Vivimos convencidos de que hay que trabajar para vivir. De que hay que crecer, alcanzar objetivos, subir escalones, ganar un buen sueldo, ser los mejores. La ética protestante del sociólogo Max Webber ha calado fuerte en nuestras consciencias porque también lo ha hecho el capitalismo feroz y todos sus valores: competitividad, beneficio, riqueza. Vivimos, por tanto, conscientes de que «hay que ganarse la vida» de alguna forma, sea como sea, y a veces a cualquier precio. Al fin y al cabo, hay que llegar a fin de mes, hay que pagar las facturas.

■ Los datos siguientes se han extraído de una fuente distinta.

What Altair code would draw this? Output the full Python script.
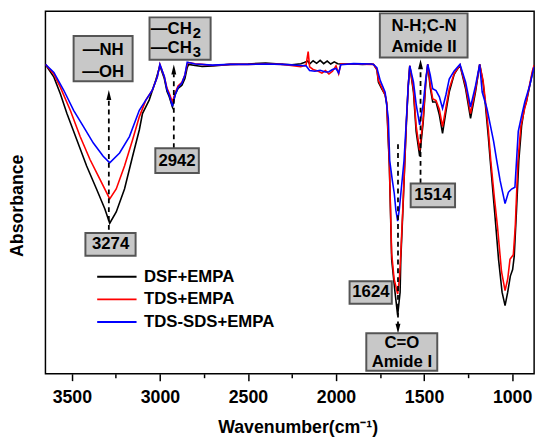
import altair as alt
import pandas as pd

FONT = "Liberation Sans"

series_names = ["DSF+EMPA", "TDS+EMPA", "TDS-SDS+EMPA"]
series_colors = ["#000000", "#ff0000", "#0000ff"]

# ---- DSF+EMPA (black) ----
black_wn = [3650, 3602, 3565, 3528, 3472, 3416, 3360, 3313, 3285, 3248, 3201, 3155, 3117, 3099, 3061, 3024,
            3000, 2975, 2960, 2947, 2929, 2914, 2897, 2875, 2858, 2845, 2837, 2800, 2760, 2700, 2600, 2500,
            2400, 2300, 2250, 2200, 2180, 2160, 2150, 2130, 2110, 2090, 2070, 2050, 2030, 2010, 1990, 1973,
            1900, 1850, 1800, 1787, 1768, 1759, 1740, 1721, 1712, 1705, 1697, 1684, 1665, 1650, 1636, 1632,
            1620, 1609, 1600, 1590, 1581, 1560, 1545, 1525, 1505, 1490, 1479, 1465, 1451, 1432, 1413, 1395,
            1376, 1357, 1329, 1296, 1264, 1236, 1208, 1184, 1165, 1152, 1135, 1124, 1100, 1077, 1057, 1040,
            1025, 1010, 997, 988, 975, 962, 946, 930, 919, 900, 885, 875]
black_ab = [84.9, 81.4, 76.8, 71.4, 64.2, 57.0, 50.7, 45.3, 41.3, 44.4, 50.7, 59.7, 66.9, 71.4, 75.1, 80.5,
            84.5, 81.0, 77.5, 76.0, 73.2, 76.5, 78.3, 79.2, 81.0, 84.0, 84.9, 84.6, 84.3, 84.5, 84.9, 85.0,
            85.3, 84.9, 84.8, 85.1, 85.4, 85.8, 85.0, 85.9, 85.2, 86.0, 85.1, 85.8, 85.0, 85.6, 85.1, 85.0,
            85.0, 84.9, 85.0, 84.9, 83.5, 80.0, 78.2, 76.5, 74.0, 66.0, 57.0, 31.4, 22.4, 16.0, 22.4, 31.4,
            45.0, 58.4, 69.0, 78.6, 84.5, 77.3, 66.5, 59.7, 69.0, 80.0, 84.9, 78.6, 74.6, 74.6, 71.0, 66.0,
            71.9, 77.3, 82.2, 84.7, 78.2, 70.1, 77.3, 84.9, 80.0, 74.0, 65.0, 58.4, 44.9, 31.4, 22.4, 18.7,
            22.4, 26.8, 28.6, 32.2, 44.9, 58.4, 68.0, 73.0, 74.6, 79.0, 82.5, 84.5]

# ---- TDS+EMPA (red) ----
red_wn = [3650, 3602, 3565, 3509, 3453, 3397, 3341, 3285, 3248, 3201, 3155, 3117, 3080, 3043, 3015,
          3000, 2975, 2960, 2947, 2929, 2914, 2897, 2875, 2858, 2845, 2837, 2800, 2760, 2700, 2600, 2500,
          2400, 2300, 2200, 2170, 2158, 2150, 2130, 2100, 2080, 2060, 2040, 2020, 2000, 1985, 1973,
          1900, 1800, 1787, 1768, 1759, 1740, 1721, 1712, 1705, 1697, 1684, 1670, 1650, 1640, 1632,
          1620, 1609, 1600, 1590, 1581, 1560, 1545, 1525, 1505, 1490, 1479, 1465, 1451, 1432, 1413, 1395,
          1376, 1357, 1329, 1296, 1264, 1236, 1208, 1184, 1165, 1152, 1135, 1121, 1100, 1083, 1060, 1040,
          1025, 1012, 993, 982, 967, 950, 930, 919, 900, 885, 875]
red_ab = [84.9, 82.2, 78.6, 72.3, 65.1, 58.8, 53.4, 48.0, 50.7, 57.0, 64.2, 70.5, 75.1, 77.8, 81.4,
          84.9, 81.5, 78.4, 77.0, 74.6, 77.0, 79.0, 80.0, 82.0, 85.0, 85.4, 85.1, 84.9, 84.6, 84.9, 84.9,
          85.0, 84.9, 84.3, 84.7, 88.4, 84.2, 83.5, 83.0, 82.5, 83.2, 82.3, 83.0, 84.5, 82.3, 85.0,
          85.0, 84.9, 84.9, 83.5, 80.5, 78.5, 76.5, 74.5, 67.0, 57.5, 33.0, 26.0, 21.9, 26.0, 33.0,
          46.0, 59.0, 69.5, 79.0, 84.5, 78.0, 68.0, 61.3, 70.0, 80.5, 84.9, 79.5, 75.5, 75.0, 72.5, 67.8,
          73.0, 78.2, 82.4, 84.7, 79.0, 71.4, 78.0, 84.9, 80.5, 75.0, 67.0, 58.4, 48.0, 40.4, 28.0, 22.8,
          26.0, 31.4, 32.7, 40.4, 58.4, 68.0, 72.5, 74.6, 79.5, 83.0, 84.7]

# ---- TDS-SDS+EMPA (blue) ----
blue_wn = [3650, 3602, 3546, 3490, 3434, 3378, 3322, 3285, 3229, 3173, 3117, 3080, 3043, 3015,
           3000, 2975, 2960, 2947, 2929, 2914, 2897, 2875, 2858, 2845, 2837, 2800, 2700, 2600, 2500,
           2400, 2300, 2200, 2170, 2150, 2120, 2090, 2060, 2040, 2020, 2000, 1985, 1973,
           1900, 1800, 1787, 1768, 1749, 1721, 1703, 1695, 1680, 1669, 1660, 1650, 1641, 1632,
           1614, 1600, 1590, 1581, 1560, 1545, 1525, 1505, 1490, 1479, 1465, 1451, 1432, 1413, 1395,
           1376, 1357, 1329, 1296, 1264, 1236, 1208, 1184, 1170, 1143, 1124, 1105, 1087, 1068, 1040,
           1021, 1003, 984, 975, 965, 945, 928, 900, 875]
blue_ab = [84.9, 82.7, 77.8, 72.3, 67.8, 63.3, 59.7, 57.9, 60.6, 65.1, 72.3, 75.1, 77.8, 81.4,
           84.9, 81.6, 78.0, 76.5, 73.4, 76.5, 78.6, 79.8, 82.0, 85.5, 85.4, 85.0, 84.7, 84.9, 84.9,
           85.0, 84.9, 84.6, 84.5, 83.2, 83.0, 83.3, 82.8, 82.9, 83.5, 83.8, 82.5, 84.8,
           85.1, 85.0, 84.9, 84.0, 80.5, 77.3, 70.1, 58.5, 53.0, 49.4, 44.9, 41.9, 44.9, 49.4,
           58.4, 70.0, 79.0, 84.5, 80.0, 74.0, 68.3, 74.0, 81.0, 84.9, 82.0, 78.2, 77.7, 76.0, 72.8,
           76.5, 80.9, 83.1, 84.9, 80.0, 73.2, 79.0, 84.9, 77.3, 72.8, 68.3, 63.8, 58.4, 53.0, 46.7,
           49.8, 50.7, 51.2, 58.4, 66.5, 71.0, 74.6, 79.1, 84.2]

rows = []
for name, wns, abs_ in zip(series_names, [black_wn, red_wn, blue_wn], [black_ab, red_ab, blue_ab]):
    for i, (w, a) in enumerate(zip(wns, abs_)):
        rows.append({"series": name, "wn": w, "ab": a, "i": i})
spectra = pd.DataFrame(rows)

# ---- annotation boxes (wavenumber / absorbance units) ----
box_wn1 = [3490, 3059, 3026, 3423, 1576, 1923, 1751, 1828]
box_wn2 = [3155, 2712, 2779, 3138, 1324, 1683, 1253, 1425]
box_ab1 = [92.7, 97.8, 61.9, 38.6, 52.2, 25.4, 98.9, 11.1]
box_ab2 = [80.3, 86.2, 55.1, 32.4, 45.7, 19.2, 86.8, 0.8]
boxes = pd.DataFrame({"x1": box_wn1, "x2": box_wn2, "y1": box_ab1, "y2": box_ab2})

# centred labels
lab_text = ["\u2014NH", "\u2014OH", "2942", "3274", "1514", "1624", "N-H;C-N", "Amide II", "C=O", "Amide I"]
lab_wn = [3322, 3322, 2903, 3280, 1450, 1802, 1500, 1500, 1626, 1626]
lab_ab = [88.9, 82.7, 58.5, 35.5, 48.9, 22.3, 95.3, 89.6, 8.4, 3.2]
labels = pd.DataFrame({"t": lab_text, "x": lab_wn, "y": lab_ab})

# CH2 / CH3 with subscripts
ch_text = ["\u2014CH", "\u2014CH"]
ch_wn = [2819, 2819]
ch_ab = [94.6, 89.5]
sub_text = ["2", "3"]
sub_ab = [93.5, 88.4]
ch = pd.DataFrame({"t": ch_text, "x": ch_wn, "y": ch_ab})
subs = pd.DataFrame({"t": sub_text, "x": ch_wn, "y": sub_ab})

# dashed arrows
arr_wn = [3290, 2921, 1520, 1648]
arr_from = [39.5, 61.9, 52.2, 63.0]
arr_to = [75.1, 82.2, 83.8, 13.5]
arrows = pd.DataFrame({"x": arr_wn, "y1": arr_from, "y2": arr_to})
head_wn = [3290, 2921, 1520]
head_ab = [76.5, 83.5, 84.9]
heads_up = pd.DataFrame({"x": head_wn, "y": head_ab})
heads_down = pd.DataFrame({"x": [1648], "y": [12.4]})

xscale = alt.Scale(domain=[875, 3650], reverse=True, nice=False, zero=False)
yscale = alt.Scale(domain=[0, 99.5], nice=False, zero=False)

tick_vals = list(range(1000, 3501, 250))

lines = alt.Chart(spectra).mark_line(strokeWidth=1.6, clip=True).encode(
    x=alt.X("wn:Q", scale=xscale,
            axis=alt.Axis(values=tick_vals, format="d",
                          labelExpr="datum.value % 500 === 0 ? datum.label : ''",
                          tickSize={"condition": {"test": "datum.value % 500 === 0", "value": 7}, "value": 4},
                          tickColor="#000", tickWidth=1.5, domain=False, grid=False,
                          labelFont=FONT, labelFontSize=18, labelFontWeight="bold", labelColor="#000",
                          labelPadding=8, labelFlush=False,
                          title="Wavenumber(cm\u207b\u00b9)", titleFont=FONT, titleFontSize=18,
                          titleFontWeight="bold", titleColor="#000", titlePadding=13, titleX=256)),
    y=alt.Y("ab:Q", scale=yscale,
            axis=alt.Axis(labels=False, ticks=False, domain=False, grid=False,
                          title="Absorbance", titleFont=FONT, titleFontSize=18, titleFontWeight="bold",
                          titleColor="#000", titlePadding=19, titleY=197)),
    color=alt.Color("series:N", scale=alt.Scale(domain=series_names, range=series_colors),
                    legend=alt.Legend(title=None, orient="none", legendX=63, legendY=260,
                                      symbolType="M-2.35,0H2.35", symbolSize=289, symbolStrokeWidth=2,
                                      labelFont=FONT, labelFontSize=17, labelFontWeight="bold",
                                      labelColor="#000", labelOffset=18, rowPadding=5, padding=0)),
    order="i:Q",
)

rects = alt.Chart(boxes).mark_rect(fill="#c8c8c8", stroke="#555555", strokeWidth=2).encode(
    x="x1:Q", x2="x2:Q", y="y1:Q", y2="y2:Q")

texts = alt.Chart(labels).mark_text(font=FONT, fontSize=17, fontWeight="bold", color="#000",
                                    align="center", baseline="middle").encode(
    x="x:Q", y="y:Q", text="t:N")

ch_txt = alt.Chart(ch).mark_text(font=FONT, fontSize=17, fontWeight="bold", color="#000",
                                 align="right", baseline="middle").encode(x="x:Q", y="y:Q", text="t:N")
sub_txt = alt.Chart(subs).mark_text(font=FONT, fontSize=15, fontWeight="bold", color="#000",
                                    align="left", baseline="middle", dx=1).encode(x="x:Q", y="y:Q", text="t:N")

dash = alt.Chart(arrows).mark_rule(color="#000", strokeWidth=1.8, strokeDash=[5, 4]).encode(
    x="x:Q", y="y1:Q", y2="y2:Q")

up = alt.Chart(heads_up).mark_point(shape="M0,-1L-0.5,1L0.5,1Z", filled=True, size=100,
                                    color="#000", opacity=1).encode(x="x:Q", y="y:Q")
down = alt.Chart(heads_down).mark_point(shape="M0,1L-0.5,-1L0.5,-1Z", filled=True, size=100,
                                        color="#000", opacity=1).encode(x="x:Q", y="y:Q")

chart = alt.layer(lines, dash, up, down, rects, texts, ch_txt, sub_txt).properties(
    width=496, height=368,
    autosize=alt.AutoSizeParams(type="none"),
    padding={"left": 38, "top": 0, "right": 8, "bottom": 64},
    background="#ffffff",
).configure_view(stroke="#000", strokeWidth=1.5)

chart.save("out.html", embed_options={"renderer": "svg", "actions": False})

El trabajo es el centro de nuestra existencia. Nos condiciona por completo. Marca nuestro «tiempo libre», nuestras vacaciones y nuestras relaciones personales. Sin embargo, este trabajo que representa un tercio de nuestras vidas, no es siempre lo que amamos o lo que deseamos. A menudo es sólo un trabajo, una obligación, algo que tal vez odiamos. Algo que no haríamos el día después de que nos tocara la lotería, pero algo que debemos hacer porque «hay que ganarse la vida».
Si no haces nada de provecho que te permita obtener unos ingresos (y puedes hacerlo), no eres nadie. No te ganas la vida. No eres como los demás. Al terminar la educación obligatoria tienes dos caminos claros: o sigues estudiando o vas a trabajar. Si sigues estudiando, al terminar también irás a trabajar. Y probablemente de algo completamente diferente a lo que has estudiado. «Es que hay que ganarse la vida».
Basta.
Dejemos de lado las «obligaciones» que nos ha impuesto el sistema capitalista. La vida es demasiado corta como para estar pensando constantemente que debemos ganárnosla. La vida no se gana ni se pierde, se vive.